Laurent Belsie The Christian Science Monitor
A for sale sign hung in front of a Homestead, Fla., home in March. Some real estate agents complain that unfairly low appraisals are scotching deals to buy homes. (J. Pat Carter/AP/File)

A for sale sign hung in front of a Homestead, Fla., home in March. Some real estate agents complain that unfairly low appraisals are scotching deals to buy homes. (J. Pat Carter/AP/File)


If it’s a buyer’s market in real estate, how come so many Americans are having trouble closing on a home?



One big factor is appraisals. Under tough new rules instituted in May, estimates of home values are coming in so low that deals are falling through. Often, sellers aren’t willing to sell for such prices.
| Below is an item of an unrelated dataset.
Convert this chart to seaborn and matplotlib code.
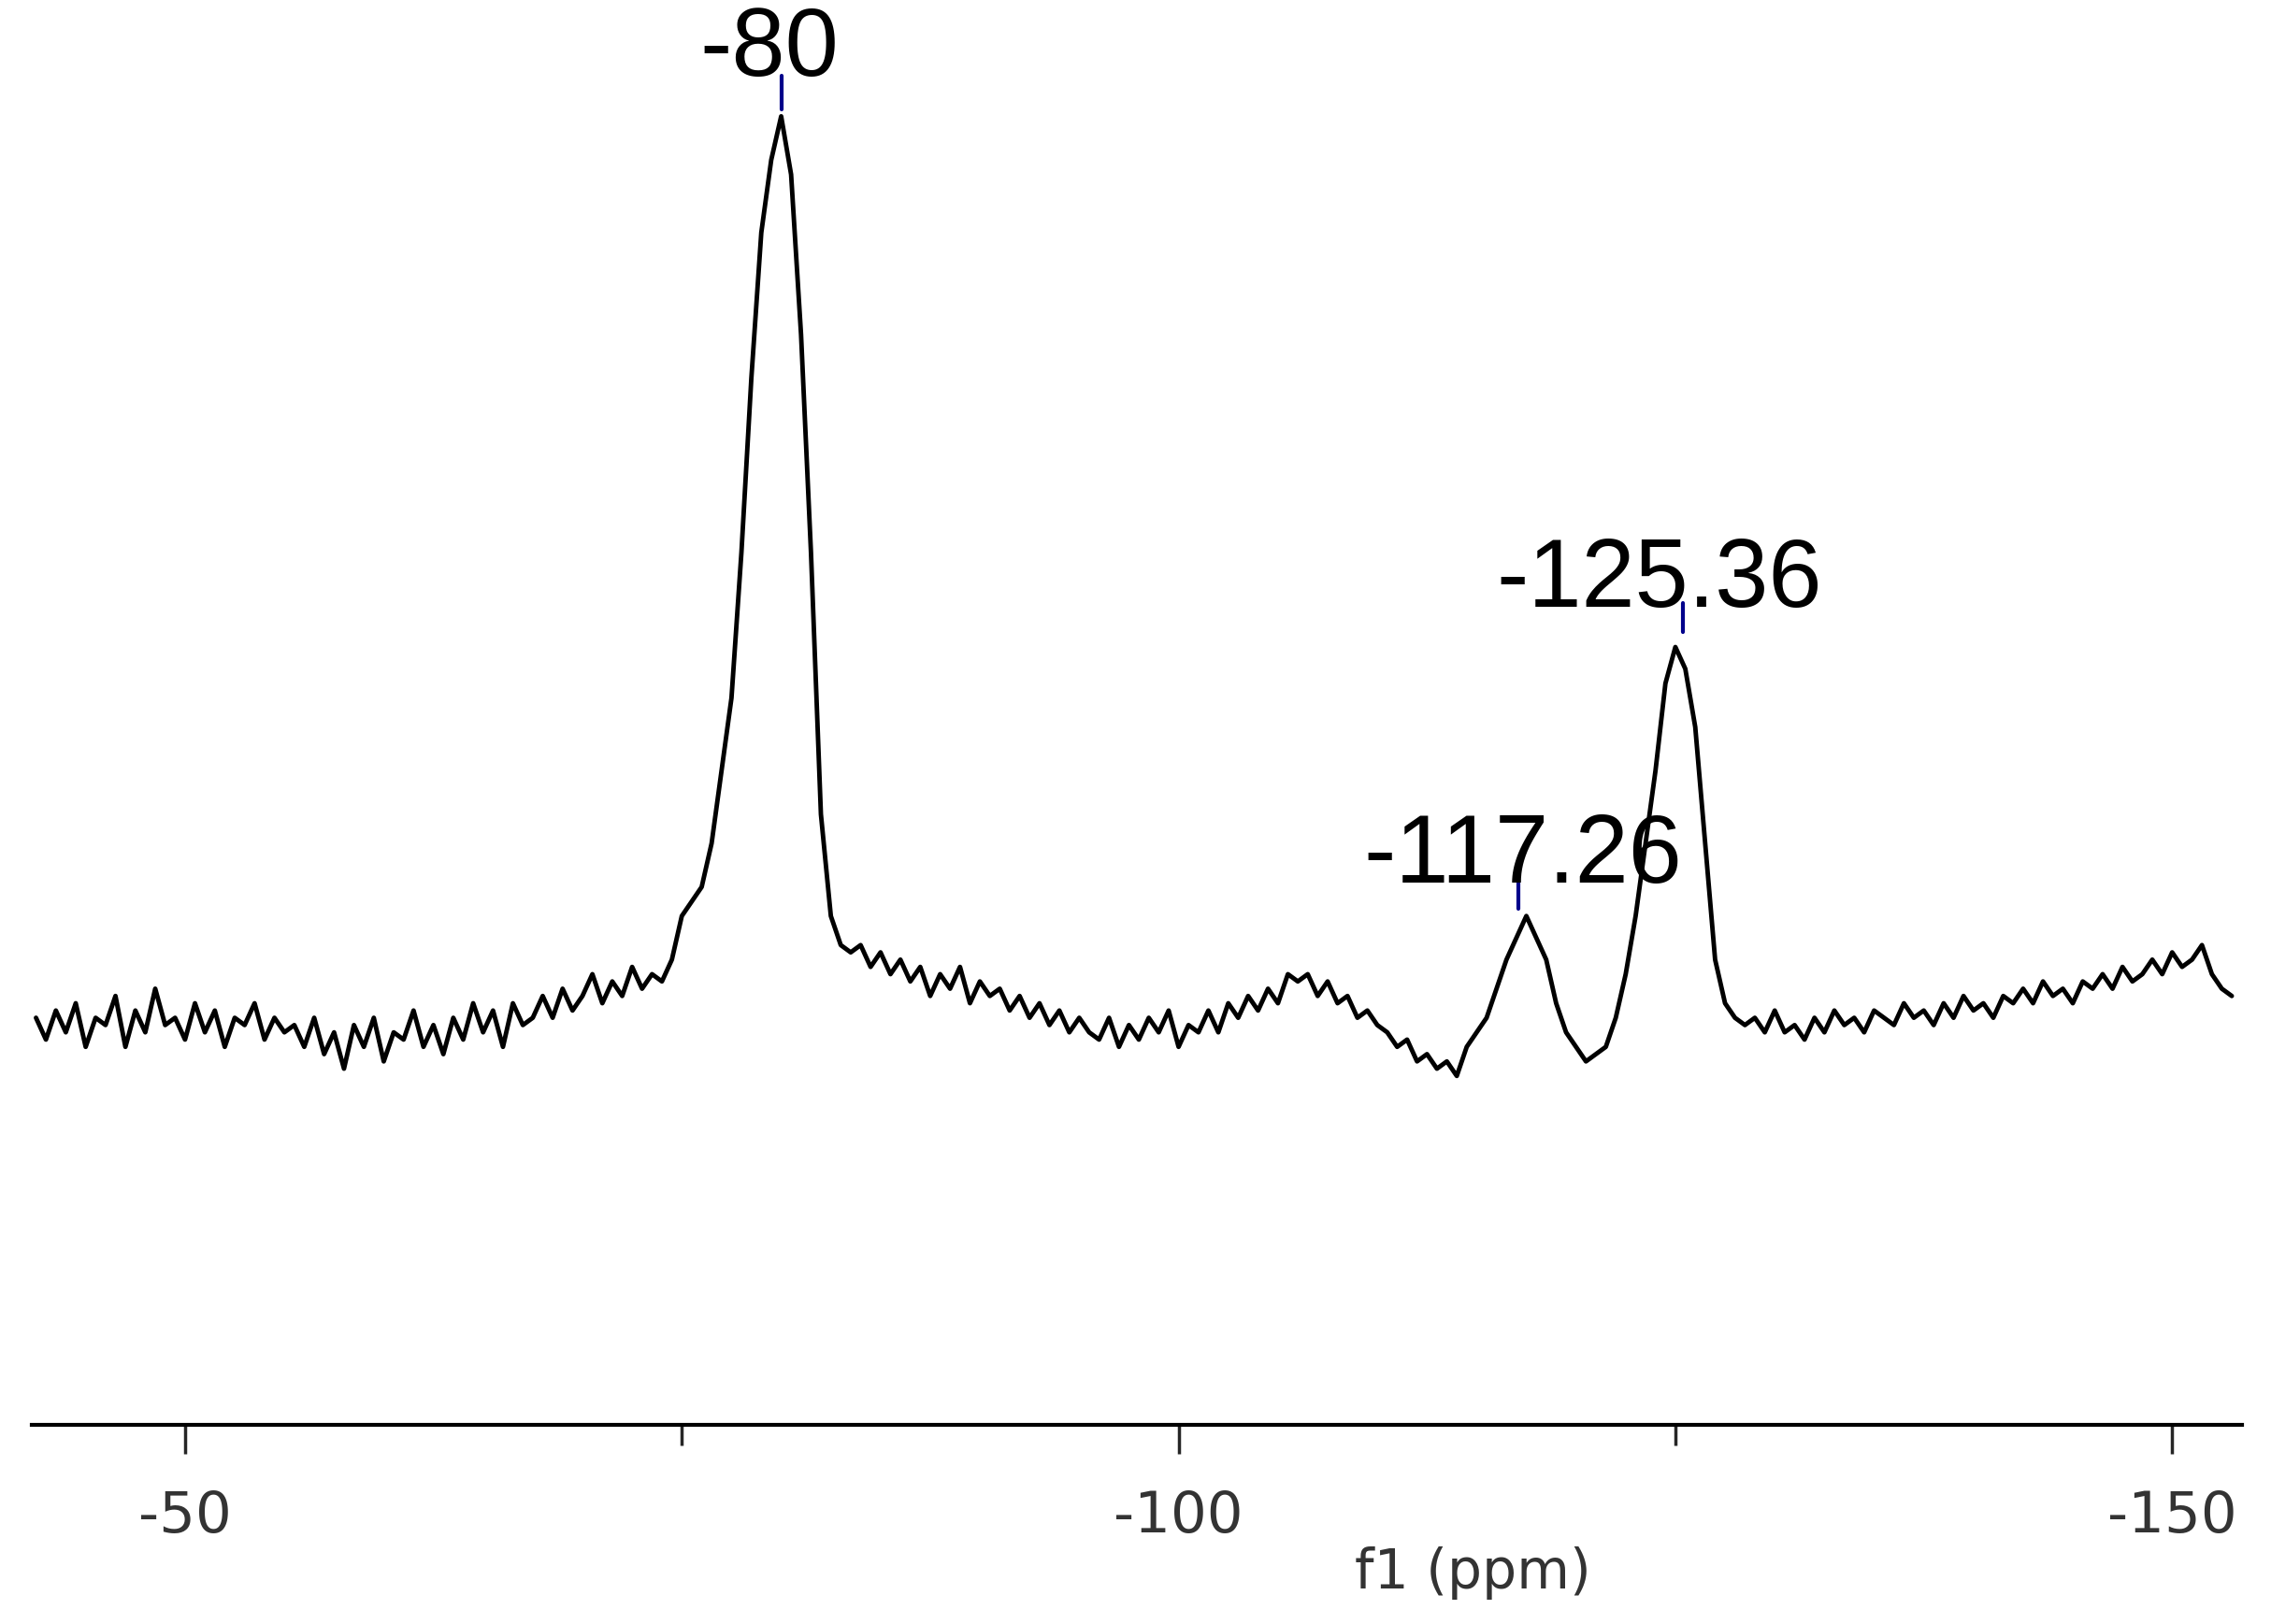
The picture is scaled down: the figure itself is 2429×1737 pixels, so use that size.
import numpy as np
import matplotlib
matplotlib.use("Agg")
import matplotlib.pyplot as plt
import seaborn as sns

sns.set_style("white")
plt.rcParams['font.family'] = ['DejaVu Sans']
plt.rcParams['axes.unicode_minus'] = False

ppm = np.arange(-42.5, -153.01, -0.5)
intensity = [
 28,26.5,28.5,27,29,26,28,27.5,29.5,26,28.5,27,30,27.5,28,26.5,29,27,28.5,26,28,27.5,29,26.5,28,27,
 27.5,26,28,25.5,27,24.5,27.5,26,28,25,27,26.5,28.5,26,27.5,25.5,28,26.5,29,27,28.5,26,29,27.5,28,29.5,
 28,30,28.5,29.5,31,29,30.5,29.5,31.5,30,31,30.5,32,
 35,36,37,40,45,50,60,72,82,87,90,86,75,60,42,35,33,32.5,
 33,31.5,32.5,31,32,30.5,31.5,29.5,31,30,31.5,29,30.5,29.5,30,28.5,29.5,28,29,27.5,28.5,27,28,
 27,26.5,28,26,27.5,26.5,28,27,28.5,26,27.5,27,28.5,27,29,28,29.5,28.5,
 30,29,31,30.5,31,29.5,30.5,29,29.5,28,28.5,
 27.5,27,26,26.5,25,25.5,24.5,25,24,26,27,
 28,30,32,33.5,35,33.5,32,29,27,26,25,25.5,
 26,28,31,35,40,45,51,53.5,52,48,40,32,29,28,
 27.5,28,27,28.5,27,27.5,26.5,28,27,28.5,27.5,28,27,28.5,28,27.5,29,28,28.5,27.5,
 29,28,29.5,28.5,29,28,29.5,29,30,29,30.5,29.5,30,29,30.5,30,31,30,31.5,30.5,
 31,32,31,32.5,31.5,32,33,31,30,29.5]

peak_labels = ["-80", "-117.26", "-125.36"]
peak_pos = [-80.0, -117.1, -125.4]
peak_top = [92.8, 37.5, 56.5]
peak_bot = [90.5, 35.5, 54.5]
label_x = [-79.4, -117.3, -124.2]
label_y = [94.5, 39.0, 58.0]

fig = plt.figure(figsize=(24.29, 17.37), dpi=100)
ax = fig.add_axes([0.0141, 0.1226, 0.973, 0.8774])
sns.lineplot(x=ppm, y=intensity, ax=ax, color="black", linewidth=3.5, sort=False)
for p, t, b, lx, ly, lab in zip(peak_pos, peak_top, peak_bot, label_x, label_y, peak_labels):
    ax.plot([p, p], [b, t], color="#00008b", linewidth=3)
    ax.text(lx, ly, lab, ha="center", va="center", fontsize=74,
            family="Liberation Sans", color="black")

ax.set_xlim(-42.3, -153.5)
ax.set_ylim(0, 98)
for s in ["top", "left", "right"]:
    ax.spines[s].set_visible(False)
ax.spines["bottom"].set_linewidth(3)
ax.spines["bottom"].set_color("black")
ax.set_yticks([])
ax.set_xticks([-50, -100, -150])
ax.set_xticks([-75, -125], minor=True)
ax.tick_params(axis="x", which="major", direction="out", length=22, width=2.5,
               labelsize=44, pad=28, labelcolor="#333333", bottom=True)
ax.tick_params(axis="x", which="minor", direction="out", length=16, width=2.5, bottom=True)
ax.set_xlabel("f1 (ppm)", fontsize=42, color="#333333")
ax.xaxis.set_label_coords(0.652, -0.085)
fig.savefig("out.png", dpi=100)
Even when sellers and buyers do settle on a price, appraisals sometimes come in too low to support the value and lenders won’t finance the deal.

“There’s definitely a groundswell of frustration that’s building right now,” said Lawrence Yun, chief economist of the National Association of Realtors, in a telephone interview. In the past month, the NAR has received hundreds of calls and many more emails from agents who have had appraisals torpedo deals. “We don’t know if this is a major issue or a minor bump. But … this is just highly unusual the level of [complaints] that we are receiving.”